The unit can accept scalar references as fast as they issue if the unit 
is not processing vector data. 



2.4.10 FLOATING-POINT MULTIPLY FUNCTIONAL UNIT 

The Floating-Point Multiply unit performs full multiplication of 64-bit 
operands in floating-point format for both scalar and vector operations. 
It also performs reciprocal approximation, reciprocal square root 
approximation, reciprocal iteration, and reciprocal square root 
iteration. See subsection 2.5.2, Floating-point Arithmetic, for a 
description of the instructions that use this unit. 

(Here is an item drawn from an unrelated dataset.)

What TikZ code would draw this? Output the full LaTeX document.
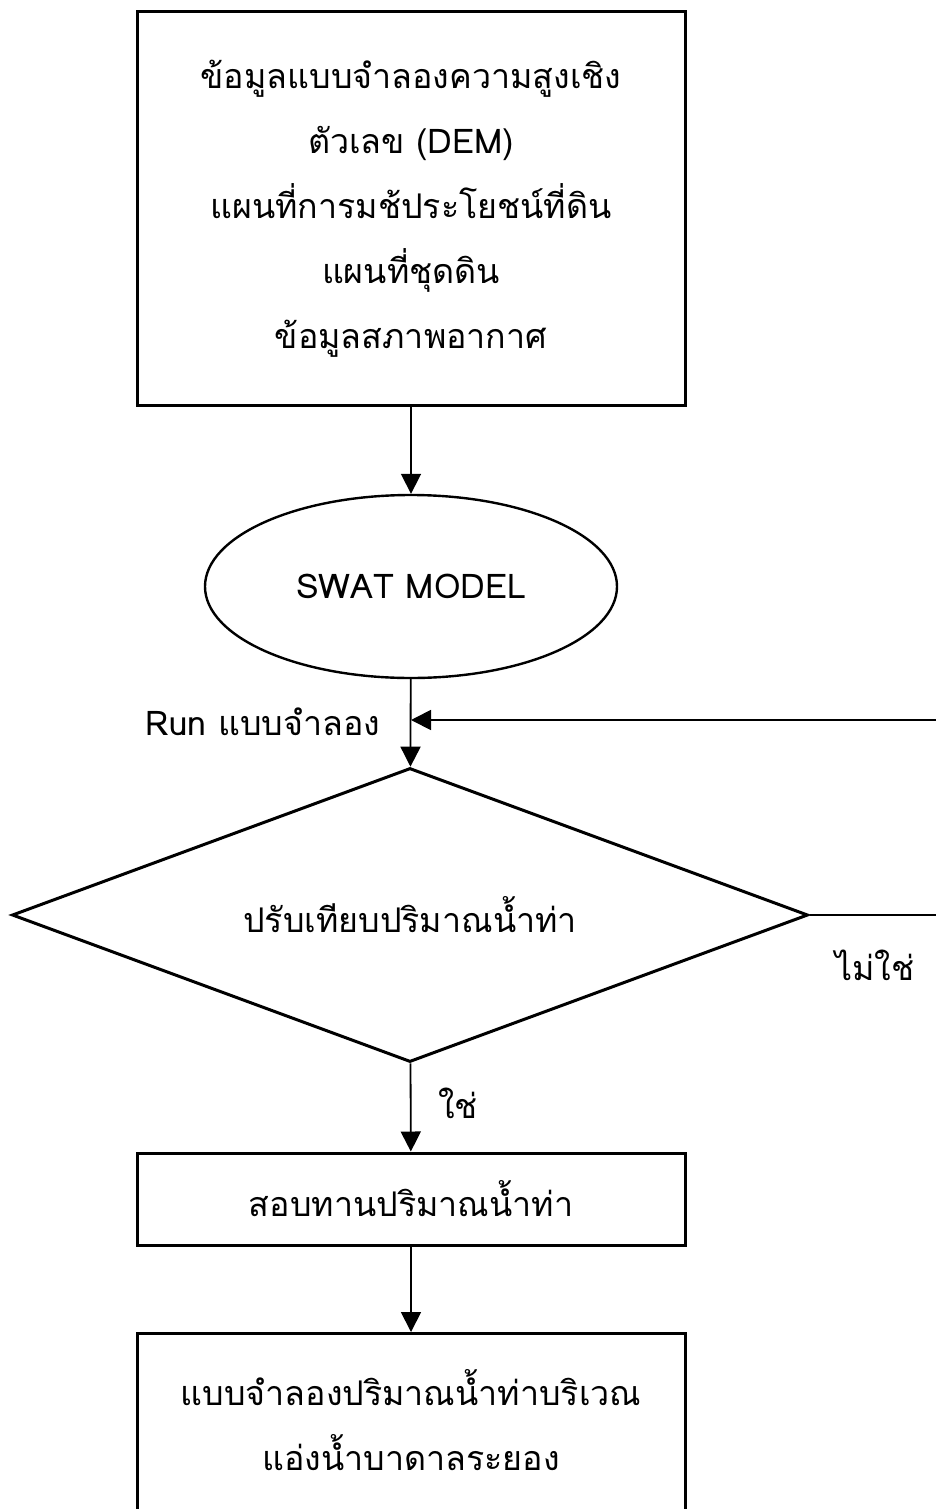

The unit is reserved for the time of a vector stream during execution of 
vector Floating-Point Multiply unit instructions. The unit can accept 
vector operand data each CP, and after a transit time delay, can deliver 
a result each CP. The unit can accept scalar multiply, reciprocal 
iteration, reciprocal square root iteration references as fast as they 
issue if the unit is not processing vector data. Scalar reciprocal 
approximation and reciprocal square root approximation references place a 
4 CP reservation on the functional unit. 



2.4.11 LOCAL MEMORY 

Each Background Processor contains 16,384 64-bit words of Local Memory. 
This memory holds scalar operands during a computation period. The Local 
Memory also can be used for temporary storage of vector elements when 
these elements are used more than once in a computation in the V 
registers. Instructions that use Local Memory are: 

• 044 and 046 read from Local Memory to A register 
•' 045 and 047 write to Local Memory from A register 

• 054 and 056 read from Local Memory to S register 

• 055 and 057 write to Local Memory from S register 

• 074 read from Local Memory to V register 

• 075 write to Local Memory from V register 



2.5 ARITHMETIC OPERATIONS 

Functional units in the Background Processor perform either twos 
complement integer arithmetic or floating-point arithmetic.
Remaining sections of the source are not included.